Jonathan Crombie, from left, Jenna Sokolowski, Charlie Hudson III and Jessica Frances Dukes in 'Beneatha's Place'

Jonathan Crombie, from left, Jenna Sokolowski, Charlie Hudson III and Jessica Frances Dukes in 'Beneatha's Place' (Richard Anderson / May 7, 2013)

The multifaceted issue of race continues to cling to this country. Every sign of progress in relations seems to come with an opposite move, so that it often seems as if little has ever really, fundamentally changed since the age of Jim Crow, or even Reconstruction.

There is much in this black-and-white vortex for playwrights to mine. I’m not sure if anyone will ever demonstrate that more movingly than Lorraine Hansberry did in 1957 with her incisive drama “A Raisin in the Sun,” but it sure is interesting to see what happens when others try.

Two writers have taken “Raisin” as a starting point.

Bruce Norris’ “Clybourne Park,” which earned a Tony Award and the Pulitzer Prize, quickly carved a foothold in the contemporary repertoire after its premiere three years ago. And now comes Kwame Kwei-Armah’s “Beneatha’s Place,” a bold and funny play receiving a handsome premiere production at Center Stage, where the playwright is also artistic director.

What makes Kwei-Armah’s venture all the more intriguing is that it is was inspired by Hansberry and Norris — in the latter case, you might even say provoked by.

“Clybourne Park,” which is also on the boards in a ripping production at Center Stage, paints a two-era story of the white-neighborhood house bought by the black family at the end of the Hansberry classic.

Kwei-Armah has spoken of his admiration for the Norris play, but he has also expressed disappointment with what he views as implied conclusions in “Clybourne Park” that a black neighborhood will inevitably decline and that black men are not up to par intellectually with whites. Norris, it must be noted, disagrees with his fellow playwright’s interpretation.

When Kwei-Armah designed his first full inaugural season at the company’s helm, he envisioned the plays talking to themselves by the end of it, and that’s essentially what’s happening now, as the two pieces in what is boiled as “The Raisin Cycle” run in repertory.

Audiences cannot help but get into the conversation, too, and my guess is that intermission chitchat is more animated and substantive than ever at Center Stage these days.  

Kwei-Armah’s work focuses on Beneatha Younger, the character in “A Raisin in the Sun” who becomes attracted to a visiting African student, Joseph Asagai, and contemplates moving to Nigeria with him as the play ends.

The setting for Act 1 of “Beneatha’s Place” is 1959 in a Lagos bungalow that is to be the residence of Beneatha and Asagai, recently married. The previous occupants, a white missionary couple from the States, hang around to provide a not-entirely-welcome welcome.

Asagai is something of a national celebrity, heavily involved in Nigeria’s politics as the country takes troubled steps toward independence from Britain.

Act 2 unfolds in the same location, but in our time.
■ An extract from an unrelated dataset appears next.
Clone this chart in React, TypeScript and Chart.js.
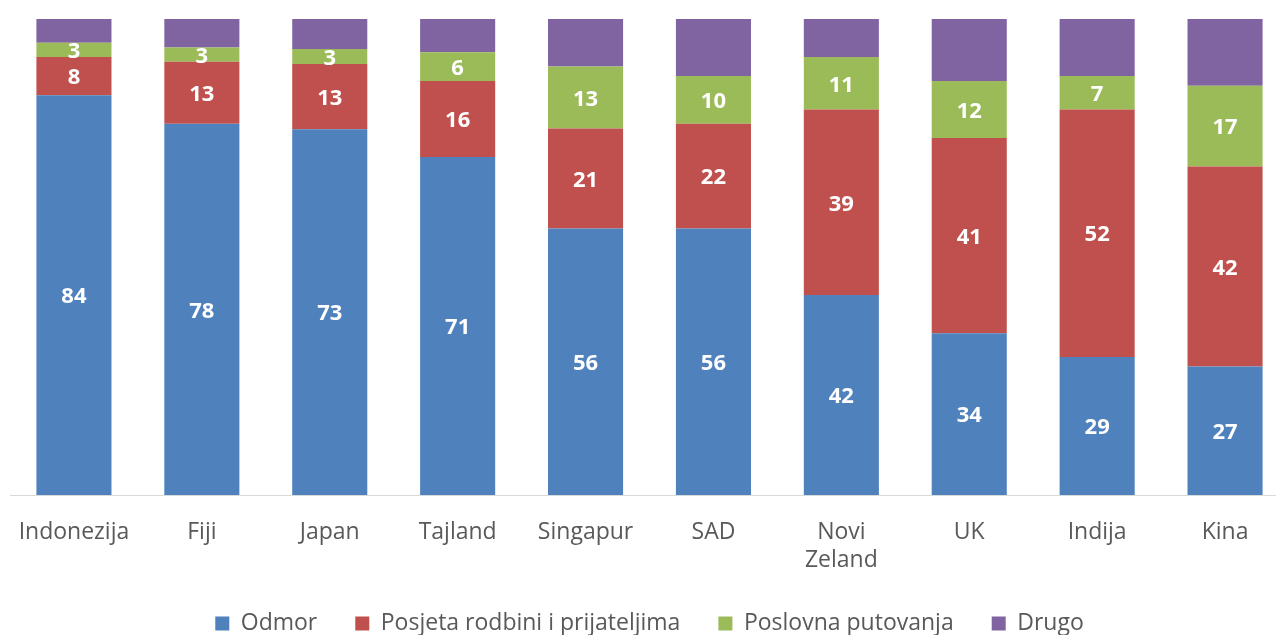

Beneatha, now a prominent, septuagenarian social anthropologist and dean at a major university, is back in Nigeria for a conference with her faculty colleagues.

She convenes a committee meeting at her old home, which she has not seen in ages, to consider a contentious issue — whether to supplant the school’s longtime African-American studies program, which one professor labels “20th century,” with a newer trend in academia, “critical whiteness” studies.

You can’t miss Kwei-Armah’s method of using the same structure as “Clybourne Park,” offering some of the same thematic parallels, even having a ghost pop up at the end — sincerest form of flattery, and all that. You can also imagine the fun he must have had taking little swipes at the other play, right down to letting Beneatha repeat one of the racist jokes from Act 2 of the Norris script.  

If “Beneatha’s Place” were only about responding to “Clybourne Park,” it would have marginal interest. But the new work, neatly spiced with humor, irony and history lessons, has more than enough substance in its own right.

To be sure, a few plot devices feel manipulative, or simply creak. The traumatic event at the end of Act 1, for example, can be seen coming early on; the recurring motif of a truth-telling mask has a heavy, dated feel.

None of that, however, lessens the validity of Kwei-Armah’s perspective or his mission to seek a different post-“Raisin” path, to raise the same questions as Norris, but open windows that might lead to different answers.

There’s a good deal of freshness and surprise along the way. Time and again, the playwright subtly turns things inside out or upside down.

In Act 1, a Nigerian woman, Aunty Fola, tells Beneatha the story of “the old man on the hill who saw the first white men coming from the sea,” warning his people: “One will come. Then another, then another, and each time they do, the value of our ancestral land will be reduced.”